As it turns out, investors are too easy to please. They do not care if their EPF interest is delayed (and therefore returns lowered). “As long as it comes, I am okay” is the popular attitude. When a debt fund portfolio gets segregated, they tell themselves, “this means if the money is paid, I will get it back”. And in the case of deposits, many assume, “I will at least get back Rs. five lakh at some point”.
Deposit insurance is only symptomatic treatment. It does not address the cause. It is not a cure. The union cabinet has yesterday increased RBI’s role in the administration of cooperative banks. The Banking Regulation Act has been amended to allow audits as per RBI guidelines while Registrar of Cooperative Societies will still handle day-to-day administration.
While this is no doubt another step in the right direction, it should be kept in mind RBI inspection reports on even state-owned Indian Bank and SBI showed a disparity in reporting bad loans (aka “divergence”).

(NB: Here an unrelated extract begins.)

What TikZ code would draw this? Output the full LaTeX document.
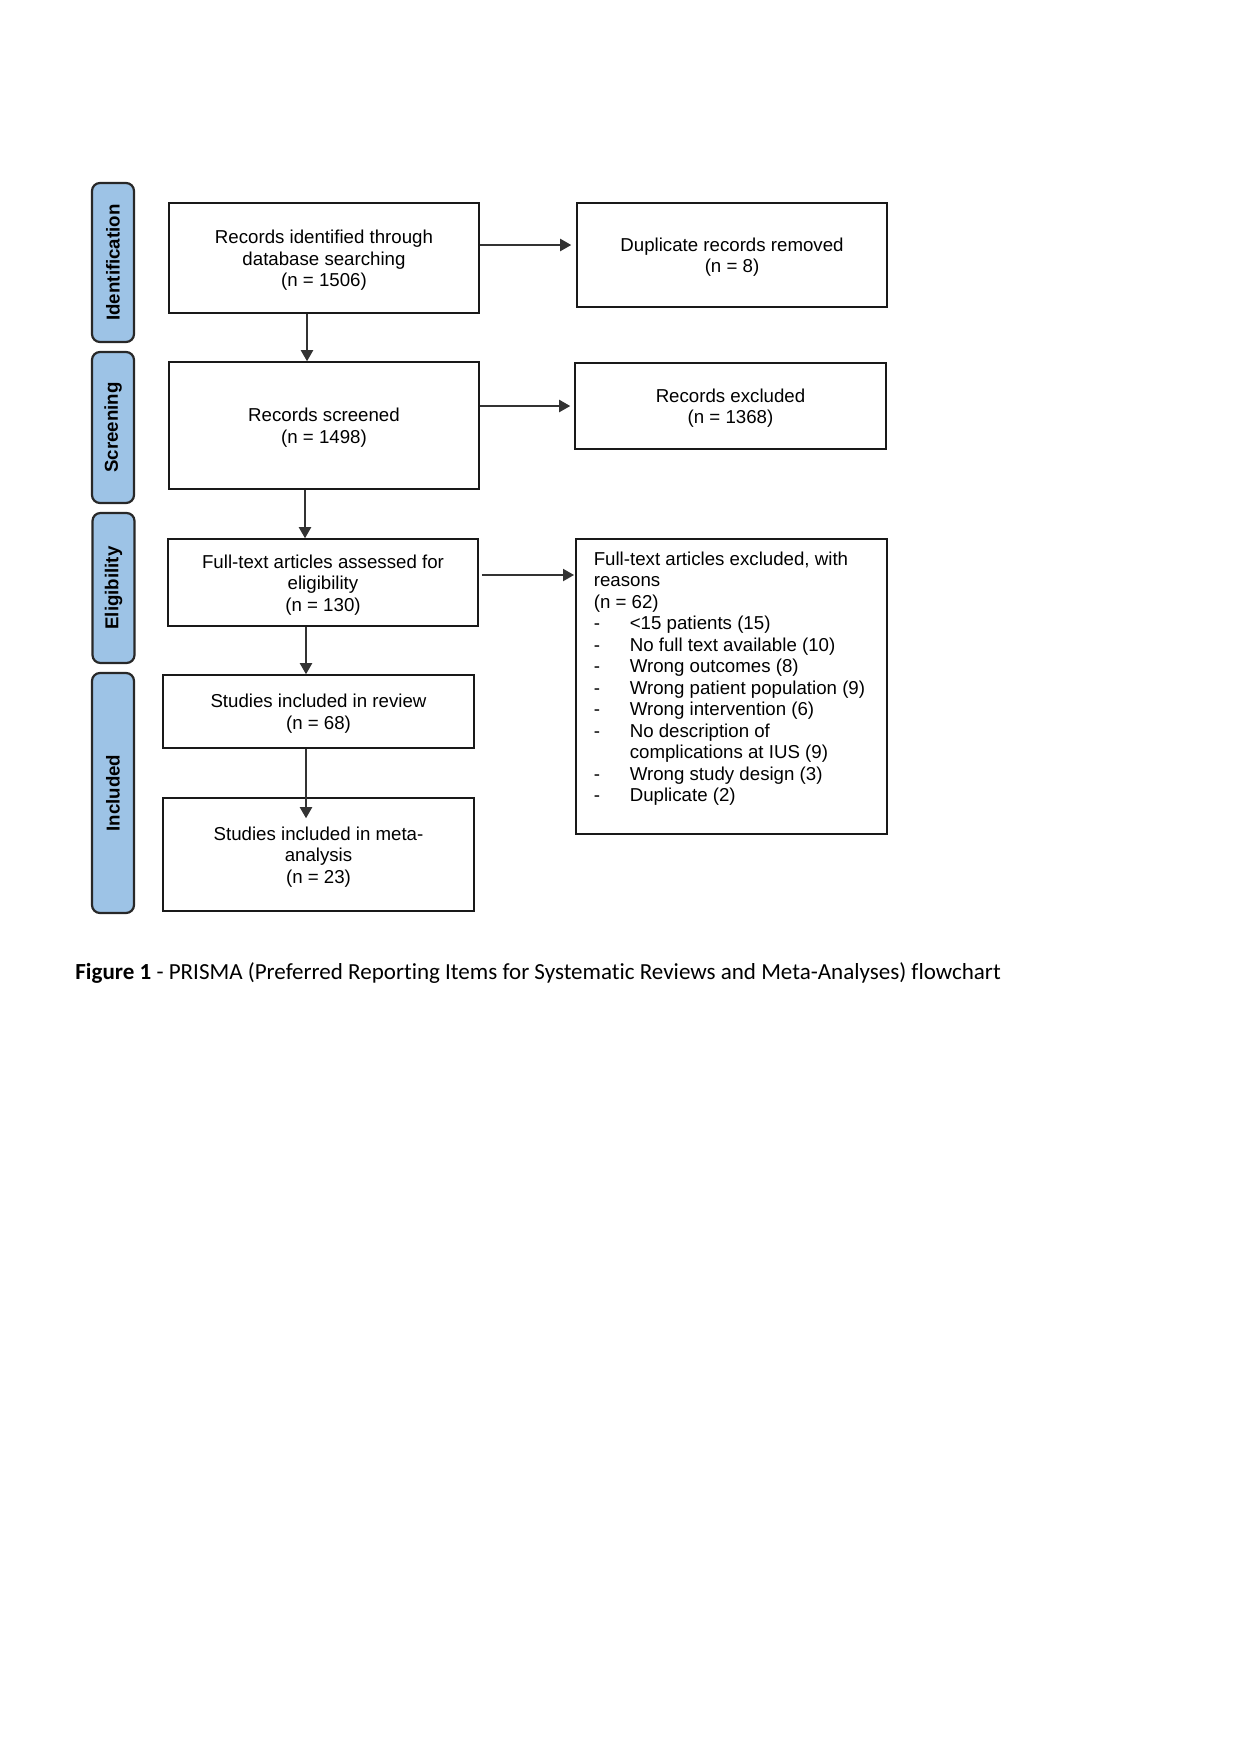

Thus allowing RBI to audit cooperative banks may not immediately avert a crisis such as this: PMC Bank Fraud: Lessons from Sanjay Gulati’s story. While lending is the lynchpin of the economy, can it ever be done responsibly with shareholders breathing down the necks of the bank management and while it remains so easy to cook the books, misrepresent financial health or even commit fraud? Mis-selling by a relationship manager pales in comparison: How & why bank relationship managers destroy your wealth by mis-selling! Stay away from them!
Investors would do well not to consider bank deposits as “safe” and diversify risks. Even if it is hard to transact with a post office, it is good to remind ourselves from time to time that they come with a 100% sovereign guarantee.